И не только блаженный Августин высказывался об исхождении Святого Духа не только от Отца, но и от Сына, но и Максим Исповедник – великий святой 7-го века. Максим Исповедник дает нам удостоверение, что это Филиокве ни в коем смысле не является предметом разделения, потому что это исповедование того же самого, но на западный манер.
Причем, надо сказать, что появление Филиокве в Символе веры на Западе еще не обозначило проблему. Настоящие осложнения начались, когда Толедский символ веры объявляется во времена Карла Великого единственным символом веры, который может функционировать на территории Западной Церкви, чем подрывает, вообще-то говоря, его изначальный статус.
И это, естественно, приводит к следующей коллизии: если Толедский символ единственно правильный, то что делать с восточным? Тут вот интересно, что ни одна, ни другая стороны не проявили терпимости в духе христианской любви или хотя бы желания добросовестно разобраться в сложившихся противоречиях.
На сегодняшний день все здравые богословы и католические, и православные понимают, что этот спор не стоил того, чтобы ломать копья по этому поводу. Филиокве, как таковое, вполне может быть истолковано как приемлемая гипотеза. Оно, конечно, может быть неприемлемо в качестве ведущей формулы, но вполне приемлемо как сосуществующее с Никейским Символом веры, как это было в свое время.
А проблема здесь в том, что люди перестали обращать внимание на свои особенности и стали формалистами. А при формальном взгляде, конечно, - как это, они пользуются другим Символом веры, когда правильный – наш? Наш-то ведь правильный! Значит, тот или тоже правильный, или нет.

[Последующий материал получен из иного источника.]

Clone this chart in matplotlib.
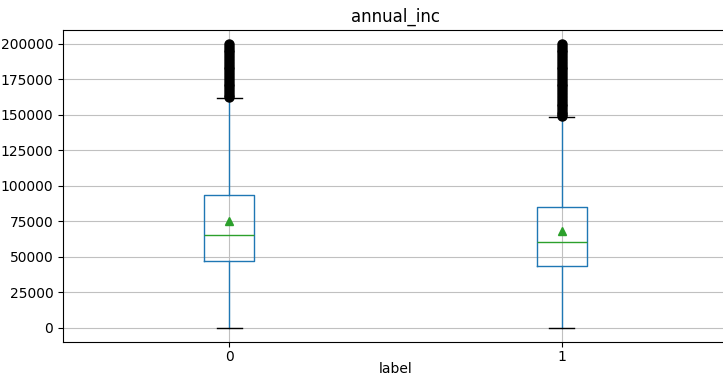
import matplotlib
matplotlib.use('Agg')
import matplotlib.pyplot as plt

labels = ['0', '1']
whislo = [0, 0]
q1 = [47200, 43700]
med = [65400, 60600]
mean = [74900, 68400]
q3 = [93300, 85300]
whishi = [161900, 148500]
# outliers above the upper whisker, packed tight up to the 200000 cap
fliers_0 = [162500, 164000, 166000, 168000, 170000, 172000, 174000, 176000, 178000,
            180000, 182000, 184000, 186000, 188000, 190000, 192000, 194000, 196000,
            198000, 200000]
fliers_1 = [149000, 150500, 152000, 154000, 156000, 158000, 160000, 162000, 164000,
            166000, 168000, 170000, 172000, 174000, 176000, 178000, 180000, 182000,
            184000, 186000, 188000, 190000, 192000, 194000, 196000, 198000, 200000]

stats = []
for i, lab in enumerate(labels):
    stats.append({'label': lab, 'whislo': whislo[i], 'q1': q1[i], 'med': med[i],
                  'mean': mean[i], 'q3': q3[i], 'whishi': whishi[i],
                  'fliers': [fliers_0, fliers_1][i]})

fig = plt.figure(figsize=(7.23, 3.79), dpi=100)
ax = fig.add_axes([63 / 723, 37 / 379, 665 / 723, 312.3 / 379])

ax.bxp(stats, positions=[1, 2], widths=0.15, showmeans=True,
       boxprops=dict(color='C0'), whiskerprops=dict(color='C0'),
       capprops=dict(color='k'), medianprops=dict(color='C2'),
       meanprops=dict(marker='^', markerfacecolor='C2', markeredgecolor='C2'),
       flierprops=dict(marker='o', markerfacecolor='k', markeredgecolor='k', markersize=6.5))

ax.set_xlim(0.5, 2.5)
ax.set_ylim(-10000, 210000)
ax.set_xticks([1, 2])
ax.set_xticklabels(labels)
ax.set_yticks([0, 25000, 50000, 75000, 100000, 125000, 150000, 175000, 200000])
ax.tick_params(axis='x', pad=2)
ax.grid(True, color='#c0c0c0', linewidth=0.8)
ax.set_axisbelow(True)
ax.set_title('annual_inc')
ax.set_xlabel('label', labelpad=-1)

fig.savefig('out.png', dpi=100)
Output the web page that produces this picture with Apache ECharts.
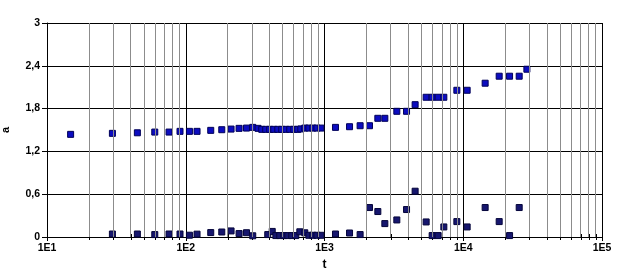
<!DOCTYPE html>
<html><head><meta charset="utf-8">
<script src="https://cdn.jsdelivr.net/npm/echarts@6/dist/echarts.min.js"></script>
<style>html,body{margin:0;padding:0;background:#fff}#c{width:621px;height:273px}</style>
</head><body><div id="c"></div>
<script>
// Upper series (t, a)
const upperT = [14.8,29.6,44.8,59.8,75.8,90.9,106.3,120.6,151.4,181.8,212.1,242.3,274,304,332,
  353,377,403,431,461,492,526,562,601,642,675,721,771,824,881,942,
  1200,1515,1806,2110,2423,2722,3321,3902,4500,5402,5969,6592,7246,8992,10669,14383,18153,21571,25302,28747];
const upperA = [1.439,1.453,1.461,1.471,1.471,1.481,1.481,1.481,1.495,1.504,1.513,1.523,1.527,1.537,1.523,
  1.509,1.509,1.509,1.509,1.509,1.509,1.509,1.509,1.509,1.509,1.515,1.527,1.527,1.527,1.527,1.527,
  1.537,1.546,1.560,1.560,1.664,1.664,1.762,1.762,1.855,1.959,1.959,1.959,1.959,2.057,2.057,2.156,2.254,2.254,2.254,2.352];
// Lower series (t, a)
const lowerT = [29.6,44.8,59.8,75.8,90.9,106.3,120.6,151.4,181.8,212.1,242.3,274,304,390,420,
  446,476,509,544,581,621,664,721,771,824,881,942,
  1200,1515,1806,2110,2423,2722,3321,3902,4500,5402,5969,6592,7246,8992,10669,14383,18153,21571,25302];
const lowerA = [0.042,0.042,0.034,0.042,0.042,0.025,0.040,0.062,0.070,0.085,0.048,0.060,0.017,0.034,0.078,
  0.020,0.020,0.020,0.020,0.020,0.020,0.073,0.059,0.024,0.024,0.024,0.024,
  0.042,0.056,0.034,0.413,0.357,0.188,0.239,0.385,0.642,0.211,0.020,0.020,0.141,0.216,0.141,0.413,0.216,0.020,0.413];
// Axis settings
const xMin = 10, xMax = 100000;
const yMin = 0, yMax = 3, yStep = 0.6;
const minorT = [20,30,40,50,60,70,80,90,200,300,400,500,600,700,800,900,
  2000,3000,4000,5000,6000,7000,8000,9000,20000,30000,40000,50000,60000,70000,80000,90000];

const font = {fontFamily:'Liberation Sans, Arial, sans-serif', fontWeight:'bold', fontSize:10.5, color:'#000'};
const chart = echarts.init(document.getElementById('c'), null, {renderer:'canvas'});
chart.setOption({
  animation:false,
  backgroundColor:'#fff',
  grid:{left:47, right:19, top:23, bottom:36, containLabel:false, outerBoundsMode:'none'},
  xAxis:{
    type:'log', logBase:10, min:xMin, max:xMax,
    name:'t', nameLocation:'middle', nameGap:20,
    nameTextStyle:Object.assign({}, font, {fontSize:12}),
    axisLine:{show:true, onZero:false, lineStyle:{color:'#000', width:1}},
    axisTick:{show:true, length:4, lineStyle:{color:'#000'}},
    axisLabel:Object.assign({}, font, {margin:6, formatter:v=>'1E'+Math.round(Math.log10(v))}),
    splitLine:{show:true, lineStyle:{color:'#000', width:1}},
    minorTick:{show:false}, minorSplitLine:{show:false}
  },
  yAxis:{
    type:'value', min:yMin, max:yMax, interval:yStep,
    name:'a', nameLocation:'middle', nameGap:36, nameRotate:90,
    nameTextStyle:Object.assign({}, font, {fontSize:11}),
    axisLine:{show:true, lineStyle:{color:'#000', width:1}},
    axisTick:{show:true, length:5, lineStyle:{color:'#000'}},
    axisLabel:Object.assign({}, font, {margin:7, formatter:v=>String(Math.round(v*10)/10).replace('.',',')}),
    splitLine:{show:true, lineStyle:{color:'#000', width:1}}
  },
  series:[
    {
      type:'line', data:[], z:1, silent:true,
      markLine:{
        silent:true, symbol:['none','none'], label:{show:false},
        lineStyle:{color:'#8c8c8c', width:1, type:'solid'},
        emphasis:{disabled:true},
        data:minorT.map(v=>({xAxis:v}))
      }
    },
    {
      type:'custom', z:2, silent:true, clip:false,
      data:minorT.map(v=>[v, yMin]),
      renderItem:(params, api)=>{
        const p = api.coord([api.value(0), api.value(1)]);
        return {type:'line', shape:{x1:Math.round(p[0])+0.5, y1:p[1]-3, x2:Math.round(p[0])+0.5, y2:p[1]+3}, style:{stroke:'#000', lineWidth:1}};
      }
    },
    {
      type:'scatter', z:4, symbol:'rect', symbolSize:6,
      itemStyle:{color:'#0c0cc0', borderColor:'#000058', borderWidth:1, opacity:1},
      data:upperT.map((t,i)=>[t, upperA[i]])
    },
    {
      type:'scatter', z:4, symbol:'rect', symbolSize:6,
      itemStyle:{color:'#16166e', borderColor:'#05053a', borderWidth:1, opacity:1},
      data:lowerT.map((t,i)=>[t, lowerA[i]])
    }
  ]
});
</script>
</body></html>
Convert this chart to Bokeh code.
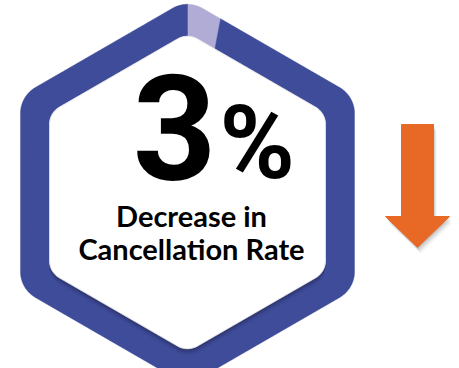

Тоже правильным он может быть при условии, что люди обращают внимание на дух. А неправильным он становится сразу тогда, когда на первый план выступают формальные вещи: пощение по субботам или непощение, на пресном хлебе или на квасном совершать литургию, и в числе вот этих вопросов периодически всплывает Филиокве. Это уже 9 – 10 век. При этом, когда филиокве становится предметом состязания и пререканий, оно быстро превращается в пугало: что те, кто употребляет Символ веры с Филиокве, - те люди неправильные. Те, кто - без Филиокве, те правильные. Ну и наоборот. Ровно точно так же.
Ну, вот на этом давайте сегодня остановимся, и если даст Бог, продолжим наш с Вами богословский разговор в следующий четверг. Я прощаюсь с Вами и желаю всего доброго.